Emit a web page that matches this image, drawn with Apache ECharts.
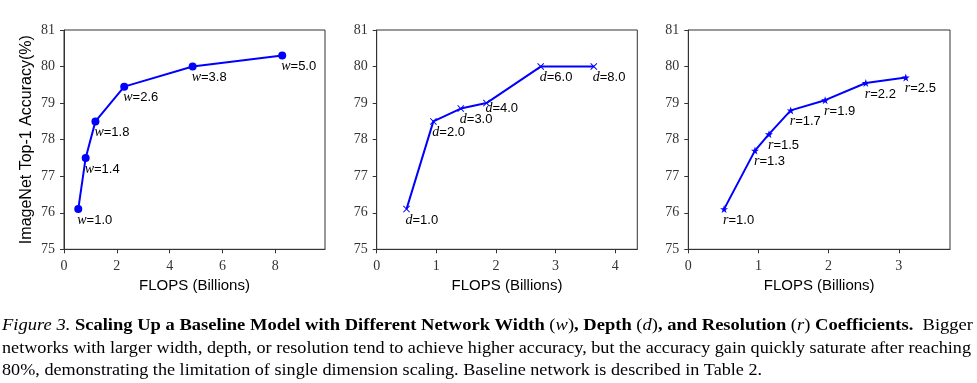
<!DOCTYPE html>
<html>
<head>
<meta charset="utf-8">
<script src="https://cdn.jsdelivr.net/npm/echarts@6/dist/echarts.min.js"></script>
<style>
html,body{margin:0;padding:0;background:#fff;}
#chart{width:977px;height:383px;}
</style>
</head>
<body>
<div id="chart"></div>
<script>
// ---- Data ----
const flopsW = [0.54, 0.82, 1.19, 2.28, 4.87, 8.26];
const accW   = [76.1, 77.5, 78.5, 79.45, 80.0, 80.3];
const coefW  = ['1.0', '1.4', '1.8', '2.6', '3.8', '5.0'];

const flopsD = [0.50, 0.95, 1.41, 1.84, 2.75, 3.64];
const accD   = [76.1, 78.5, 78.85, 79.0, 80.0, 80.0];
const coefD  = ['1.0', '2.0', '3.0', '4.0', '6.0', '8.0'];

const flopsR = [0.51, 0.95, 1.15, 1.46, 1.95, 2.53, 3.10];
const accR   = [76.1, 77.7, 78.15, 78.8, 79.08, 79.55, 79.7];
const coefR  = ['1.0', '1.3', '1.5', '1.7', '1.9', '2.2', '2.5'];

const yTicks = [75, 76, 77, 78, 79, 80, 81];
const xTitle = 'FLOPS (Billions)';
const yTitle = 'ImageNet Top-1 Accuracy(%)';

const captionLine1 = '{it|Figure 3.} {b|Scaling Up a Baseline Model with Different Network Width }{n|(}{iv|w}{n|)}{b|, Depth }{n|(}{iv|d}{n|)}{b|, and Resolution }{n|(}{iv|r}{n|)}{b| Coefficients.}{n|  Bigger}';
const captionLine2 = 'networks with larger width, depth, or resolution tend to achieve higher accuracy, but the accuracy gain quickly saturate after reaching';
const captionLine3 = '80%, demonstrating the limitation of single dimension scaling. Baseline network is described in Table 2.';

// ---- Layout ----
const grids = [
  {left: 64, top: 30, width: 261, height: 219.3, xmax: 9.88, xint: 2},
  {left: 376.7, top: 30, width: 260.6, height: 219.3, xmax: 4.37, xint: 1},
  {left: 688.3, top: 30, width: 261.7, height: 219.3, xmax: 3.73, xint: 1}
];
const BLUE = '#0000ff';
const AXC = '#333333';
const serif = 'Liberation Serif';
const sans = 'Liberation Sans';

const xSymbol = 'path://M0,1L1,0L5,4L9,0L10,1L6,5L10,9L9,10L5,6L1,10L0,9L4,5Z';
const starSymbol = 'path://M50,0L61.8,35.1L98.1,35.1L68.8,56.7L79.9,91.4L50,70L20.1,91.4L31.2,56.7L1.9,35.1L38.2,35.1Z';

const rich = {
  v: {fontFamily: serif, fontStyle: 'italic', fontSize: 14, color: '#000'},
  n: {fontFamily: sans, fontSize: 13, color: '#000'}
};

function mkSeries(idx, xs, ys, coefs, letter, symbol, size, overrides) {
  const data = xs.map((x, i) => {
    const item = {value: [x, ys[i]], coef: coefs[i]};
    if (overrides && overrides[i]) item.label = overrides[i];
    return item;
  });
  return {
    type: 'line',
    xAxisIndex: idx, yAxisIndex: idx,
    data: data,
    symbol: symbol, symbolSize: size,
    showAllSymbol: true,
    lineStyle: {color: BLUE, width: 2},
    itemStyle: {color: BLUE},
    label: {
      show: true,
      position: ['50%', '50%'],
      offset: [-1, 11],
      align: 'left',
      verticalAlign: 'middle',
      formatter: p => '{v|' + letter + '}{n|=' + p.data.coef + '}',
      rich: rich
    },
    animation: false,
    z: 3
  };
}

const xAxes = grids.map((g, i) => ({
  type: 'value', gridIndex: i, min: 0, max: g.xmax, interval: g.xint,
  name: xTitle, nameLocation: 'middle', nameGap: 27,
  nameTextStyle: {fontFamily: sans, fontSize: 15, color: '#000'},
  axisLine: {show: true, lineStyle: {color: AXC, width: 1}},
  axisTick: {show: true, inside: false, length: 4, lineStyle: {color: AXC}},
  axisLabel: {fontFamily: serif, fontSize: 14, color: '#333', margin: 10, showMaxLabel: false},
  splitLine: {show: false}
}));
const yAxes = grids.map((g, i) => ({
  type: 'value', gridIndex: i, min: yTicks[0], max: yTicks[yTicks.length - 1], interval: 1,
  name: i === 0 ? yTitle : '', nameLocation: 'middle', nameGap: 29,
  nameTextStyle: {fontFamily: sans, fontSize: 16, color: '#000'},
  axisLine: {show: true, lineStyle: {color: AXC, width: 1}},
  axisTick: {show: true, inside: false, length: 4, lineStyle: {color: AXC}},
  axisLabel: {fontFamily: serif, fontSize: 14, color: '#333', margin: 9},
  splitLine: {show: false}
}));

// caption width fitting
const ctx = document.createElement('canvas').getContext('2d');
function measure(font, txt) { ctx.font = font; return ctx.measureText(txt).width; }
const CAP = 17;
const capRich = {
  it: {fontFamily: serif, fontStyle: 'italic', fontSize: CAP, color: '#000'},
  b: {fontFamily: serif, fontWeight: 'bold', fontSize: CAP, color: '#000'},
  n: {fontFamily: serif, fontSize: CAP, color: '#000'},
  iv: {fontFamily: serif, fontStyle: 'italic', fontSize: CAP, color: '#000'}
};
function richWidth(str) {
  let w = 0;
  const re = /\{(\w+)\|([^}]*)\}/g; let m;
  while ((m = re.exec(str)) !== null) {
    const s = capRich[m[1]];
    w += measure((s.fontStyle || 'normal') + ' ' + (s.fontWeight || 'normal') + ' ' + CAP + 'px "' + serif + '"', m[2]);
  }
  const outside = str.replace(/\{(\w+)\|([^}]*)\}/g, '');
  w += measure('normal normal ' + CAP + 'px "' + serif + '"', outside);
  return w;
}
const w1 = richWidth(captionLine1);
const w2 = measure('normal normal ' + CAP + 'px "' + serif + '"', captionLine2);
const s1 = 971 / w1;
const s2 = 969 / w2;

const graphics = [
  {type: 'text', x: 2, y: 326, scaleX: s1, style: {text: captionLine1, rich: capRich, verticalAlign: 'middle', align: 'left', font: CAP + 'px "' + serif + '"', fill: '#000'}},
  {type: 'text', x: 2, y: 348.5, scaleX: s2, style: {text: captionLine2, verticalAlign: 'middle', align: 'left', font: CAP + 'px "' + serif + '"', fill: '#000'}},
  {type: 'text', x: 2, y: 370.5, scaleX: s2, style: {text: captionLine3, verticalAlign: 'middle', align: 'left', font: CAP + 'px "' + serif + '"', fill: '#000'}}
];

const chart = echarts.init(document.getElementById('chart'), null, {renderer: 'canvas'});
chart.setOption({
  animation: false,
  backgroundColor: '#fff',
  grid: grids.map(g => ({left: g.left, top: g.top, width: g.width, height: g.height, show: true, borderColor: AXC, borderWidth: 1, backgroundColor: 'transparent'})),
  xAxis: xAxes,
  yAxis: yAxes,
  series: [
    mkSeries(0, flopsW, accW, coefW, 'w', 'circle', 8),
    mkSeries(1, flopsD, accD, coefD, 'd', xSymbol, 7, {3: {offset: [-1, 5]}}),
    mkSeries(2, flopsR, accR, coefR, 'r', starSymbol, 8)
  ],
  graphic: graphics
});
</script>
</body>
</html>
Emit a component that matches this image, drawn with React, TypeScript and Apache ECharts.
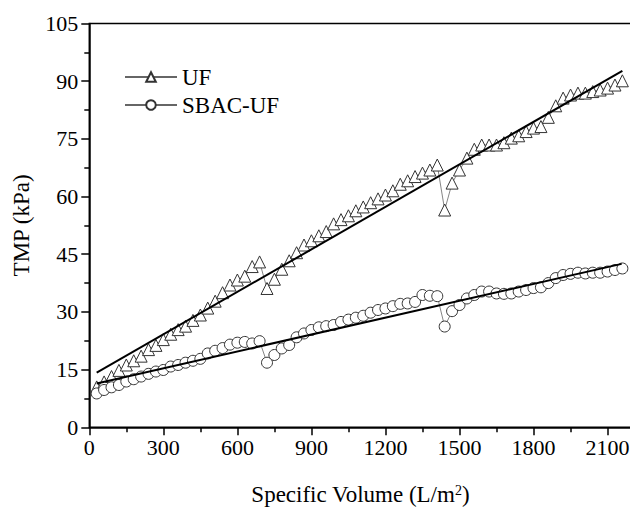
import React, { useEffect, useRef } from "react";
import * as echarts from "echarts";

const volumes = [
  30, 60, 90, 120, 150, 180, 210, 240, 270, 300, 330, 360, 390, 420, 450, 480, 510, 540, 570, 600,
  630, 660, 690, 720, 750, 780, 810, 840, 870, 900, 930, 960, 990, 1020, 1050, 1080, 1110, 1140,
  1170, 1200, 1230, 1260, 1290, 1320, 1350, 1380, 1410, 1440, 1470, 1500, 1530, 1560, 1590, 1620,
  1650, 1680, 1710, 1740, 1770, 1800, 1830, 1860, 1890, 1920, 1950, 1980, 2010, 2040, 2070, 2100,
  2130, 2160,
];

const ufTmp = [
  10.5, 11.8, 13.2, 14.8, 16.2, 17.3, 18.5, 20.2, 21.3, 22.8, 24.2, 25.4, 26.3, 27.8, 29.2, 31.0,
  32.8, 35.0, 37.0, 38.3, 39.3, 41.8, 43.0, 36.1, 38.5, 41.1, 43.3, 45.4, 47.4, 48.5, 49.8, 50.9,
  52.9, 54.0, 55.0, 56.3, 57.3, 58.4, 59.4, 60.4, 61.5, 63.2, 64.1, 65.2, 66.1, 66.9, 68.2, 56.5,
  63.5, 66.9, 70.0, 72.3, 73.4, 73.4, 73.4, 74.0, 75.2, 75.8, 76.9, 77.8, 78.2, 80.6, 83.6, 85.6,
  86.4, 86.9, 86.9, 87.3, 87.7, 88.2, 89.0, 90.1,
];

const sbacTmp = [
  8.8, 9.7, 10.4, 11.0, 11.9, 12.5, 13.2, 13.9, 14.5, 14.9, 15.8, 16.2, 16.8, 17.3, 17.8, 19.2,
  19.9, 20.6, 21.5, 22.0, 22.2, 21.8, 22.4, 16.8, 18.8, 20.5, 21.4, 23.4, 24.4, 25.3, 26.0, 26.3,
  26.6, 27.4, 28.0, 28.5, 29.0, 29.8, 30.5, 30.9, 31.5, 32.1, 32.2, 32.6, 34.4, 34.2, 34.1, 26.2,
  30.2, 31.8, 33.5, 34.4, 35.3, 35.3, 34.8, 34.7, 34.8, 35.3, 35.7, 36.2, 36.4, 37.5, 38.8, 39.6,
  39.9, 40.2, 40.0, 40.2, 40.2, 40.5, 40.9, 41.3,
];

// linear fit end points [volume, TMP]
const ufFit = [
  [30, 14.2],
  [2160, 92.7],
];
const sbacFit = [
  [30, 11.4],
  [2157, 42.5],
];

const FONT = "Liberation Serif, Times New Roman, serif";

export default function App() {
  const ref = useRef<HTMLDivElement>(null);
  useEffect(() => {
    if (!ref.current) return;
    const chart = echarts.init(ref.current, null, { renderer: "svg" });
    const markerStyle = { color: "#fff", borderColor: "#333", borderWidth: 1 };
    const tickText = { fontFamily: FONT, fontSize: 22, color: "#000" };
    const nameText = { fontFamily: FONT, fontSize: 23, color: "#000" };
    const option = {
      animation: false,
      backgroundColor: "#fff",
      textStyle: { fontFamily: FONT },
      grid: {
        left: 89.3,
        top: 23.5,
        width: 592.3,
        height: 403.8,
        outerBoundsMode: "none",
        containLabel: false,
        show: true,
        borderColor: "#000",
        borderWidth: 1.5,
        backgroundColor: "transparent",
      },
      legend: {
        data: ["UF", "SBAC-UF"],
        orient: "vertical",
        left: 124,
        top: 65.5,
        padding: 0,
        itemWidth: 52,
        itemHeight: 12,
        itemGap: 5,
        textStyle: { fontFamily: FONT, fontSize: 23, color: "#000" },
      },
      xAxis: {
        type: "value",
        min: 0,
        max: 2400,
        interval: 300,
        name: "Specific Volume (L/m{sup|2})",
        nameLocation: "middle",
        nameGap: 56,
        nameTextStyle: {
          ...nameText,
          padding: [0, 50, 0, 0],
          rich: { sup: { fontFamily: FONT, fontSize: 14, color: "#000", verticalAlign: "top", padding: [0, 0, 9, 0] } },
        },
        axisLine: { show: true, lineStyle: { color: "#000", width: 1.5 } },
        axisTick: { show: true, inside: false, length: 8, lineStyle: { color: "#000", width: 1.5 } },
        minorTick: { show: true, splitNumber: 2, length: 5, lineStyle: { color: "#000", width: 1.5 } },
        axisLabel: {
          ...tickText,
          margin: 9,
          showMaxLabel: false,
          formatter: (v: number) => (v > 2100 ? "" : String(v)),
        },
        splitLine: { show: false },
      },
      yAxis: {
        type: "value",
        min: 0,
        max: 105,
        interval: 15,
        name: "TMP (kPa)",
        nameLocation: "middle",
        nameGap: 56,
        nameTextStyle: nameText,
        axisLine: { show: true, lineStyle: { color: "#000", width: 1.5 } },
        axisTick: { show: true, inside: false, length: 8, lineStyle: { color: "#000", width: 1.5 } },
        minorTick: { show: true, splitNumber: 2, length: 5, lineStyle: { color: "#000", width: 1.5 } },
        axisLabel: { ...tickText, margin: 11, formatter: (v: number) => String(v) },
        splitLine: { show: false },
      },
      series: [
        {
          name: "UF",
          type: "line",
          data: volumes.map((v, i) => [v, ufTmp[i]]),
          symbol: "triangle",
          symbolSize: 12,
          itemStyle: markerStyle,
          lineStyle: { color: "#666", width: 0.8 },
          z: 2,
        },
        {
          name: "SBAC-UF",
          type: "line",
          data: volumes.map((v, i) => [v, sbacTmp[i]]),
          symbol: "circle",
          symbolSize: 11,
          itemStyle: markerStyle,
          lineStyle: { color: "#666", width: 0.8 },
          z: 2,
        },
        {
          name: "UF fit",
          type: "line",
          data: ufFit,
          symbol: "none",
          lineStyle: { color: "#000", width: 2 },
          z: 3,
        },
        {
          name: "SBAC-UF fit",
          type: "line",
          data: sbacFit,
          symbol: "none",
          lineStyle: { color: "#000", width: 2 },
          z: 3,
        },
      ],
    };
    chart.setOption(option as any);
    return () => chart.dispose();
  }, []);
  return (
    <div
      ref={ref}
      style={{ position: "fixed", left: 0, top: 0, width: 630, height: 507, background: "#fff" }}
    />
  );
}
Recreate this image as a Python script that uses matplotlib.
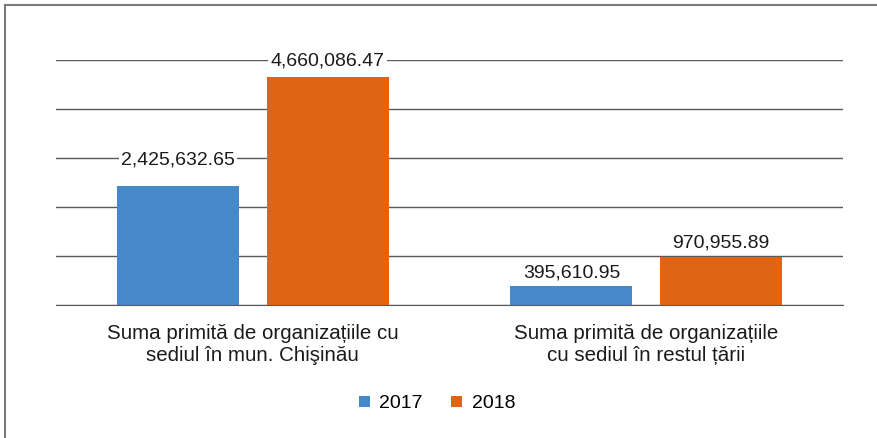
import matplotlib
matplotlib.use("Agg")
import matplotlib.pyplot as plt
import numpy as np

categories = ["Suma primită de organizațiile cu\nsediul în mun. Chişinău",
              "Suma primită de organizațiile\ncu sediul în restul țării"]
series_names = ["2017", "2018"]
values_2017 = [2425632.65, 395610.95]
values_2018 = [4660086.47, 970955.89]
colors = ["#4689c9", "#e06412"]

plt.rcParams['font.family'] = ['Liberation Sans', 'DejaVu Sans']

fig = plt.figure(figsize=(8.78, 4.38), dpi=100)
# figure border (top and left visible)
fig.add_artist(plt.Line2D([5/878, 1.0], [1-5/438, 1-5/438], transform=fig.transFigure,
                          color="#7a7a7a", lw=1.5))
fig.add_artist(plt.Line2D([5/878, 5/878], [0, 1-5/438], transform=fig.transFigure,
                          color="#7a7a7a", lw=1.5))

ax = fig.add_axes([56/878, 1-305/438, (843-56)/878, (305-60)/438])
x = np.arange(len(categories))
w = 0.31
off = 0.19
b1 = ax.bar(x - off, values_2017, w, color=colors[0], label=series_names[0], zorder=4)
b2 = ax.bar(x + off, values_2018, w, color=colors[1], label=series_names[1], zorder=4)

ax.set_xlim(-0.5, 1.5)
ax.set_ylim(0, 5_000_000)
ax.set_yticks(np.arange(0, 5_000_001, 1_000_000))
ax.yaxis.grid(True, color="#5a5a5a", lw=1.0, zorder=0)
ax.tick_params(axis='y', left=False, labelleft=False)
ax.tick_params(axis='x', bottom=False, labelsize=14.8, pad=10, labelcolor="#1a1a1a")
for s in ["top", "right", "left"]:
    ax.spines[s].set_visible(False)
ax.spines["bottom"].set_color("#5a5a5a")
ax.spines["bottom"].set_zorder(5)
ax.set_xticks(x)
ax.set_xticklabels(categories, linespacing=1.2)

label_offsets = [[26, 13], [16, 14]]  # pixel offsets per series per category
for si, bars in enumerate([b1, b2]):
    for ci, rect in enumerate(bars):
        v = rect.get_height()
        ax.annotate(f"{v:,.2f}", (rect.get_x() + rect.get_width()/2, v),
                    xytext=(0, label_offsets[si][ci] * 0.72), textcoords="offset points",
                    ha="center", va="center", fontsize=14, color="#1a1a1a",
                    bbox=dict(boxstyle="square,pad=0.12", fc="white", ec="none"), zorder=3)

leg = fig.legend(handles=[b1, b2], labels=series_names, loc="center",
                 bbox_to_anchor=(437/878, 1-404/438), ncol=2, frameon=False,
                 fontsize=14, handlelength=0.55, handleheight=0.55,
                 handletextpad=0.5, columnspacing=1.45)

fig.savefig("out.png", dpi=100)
++++++++++++++++++++
(WORK INSTRUCTIONS) Transcribe the lines between the one holding "Recreate this image" and the one holding "ax.set_xticklabels(categories, linespacing=1.2)", inclusive, and leave out any pictures.

(THE REPLY)
Recreate this image as a Python script that uses matplotlib.
import matplotlib
matplotlib.use("Agg")
import matplotlib.pyplot as plt
import numpy as np

categories = ["Suma primită de organizațiile cu\nsediul în mun. Chişinău",
              "Suma primită de organizațiile\ncu sediul în restul țării"]
series_names = ["2017", "2018"]
values_2017 = [2425632.65, 395610.95]
values_2018 = [4660086.47, 970955.89]
colors = ["#4689c9", "#e06412"]

plt.rcParams['font.family'] = ['Liberation Sans', 'DejaVu Sans']

fig = plt.figure(figsize=(8.78, 4.38), dpi=100)
# figure border (top and left visible)
fig.add_artist(plt.Line2D([5/878, 1.0], [1-5/438, 1-5/438], transform=fig.transFigure,
                          color="#7a7a7a", lw=1.5))
fig.add_artist(plt.Line2D([5/878, 5/878], [0, 1-5/438], transform=fig.transFigure,
                          color="#7a7a7a", lw=1.5))

ax = fig.add_axes([56/878, 1-305/438, (843-56)/878, (305-60)/438])
x = np.arange(len(categories))
w = 0.31
off = 0.19
b1 = ax.bar(x - off, values_2017, w, color=colors[0], label=series_names[0], zorder=4)
b2 = ax.bar(x + off, values_2018, w, color=colors[1], label=series_names[1], zorder=4)

ax.set_xlim(-0.5, 1.5)
ax.set_ylim(0, 5_000_000)
ax.set_yticks(np.arange(0, 5_000_001, 1_000_000))
ax.yaxis.grid(True, color="#5a5a5a", lw=1.0, zorder=0)
ax.tick_params(axis='y', left=False, labelleft=False)
ax.tick_params(axis='x', bottom=False, labelsize=14.8, pad=10, labelcolor="#1a1a1a")
for s in ["top", "right", "left"]:
    ax.spines[s].set_visible(False)
ax.spines["bottom"].set_color("#5a5a5a")
ax.spines["bottom"].set_zorder(5)
ax.set_xticks(x)
ax.set_xticklabels(categories, linespacing=1.2)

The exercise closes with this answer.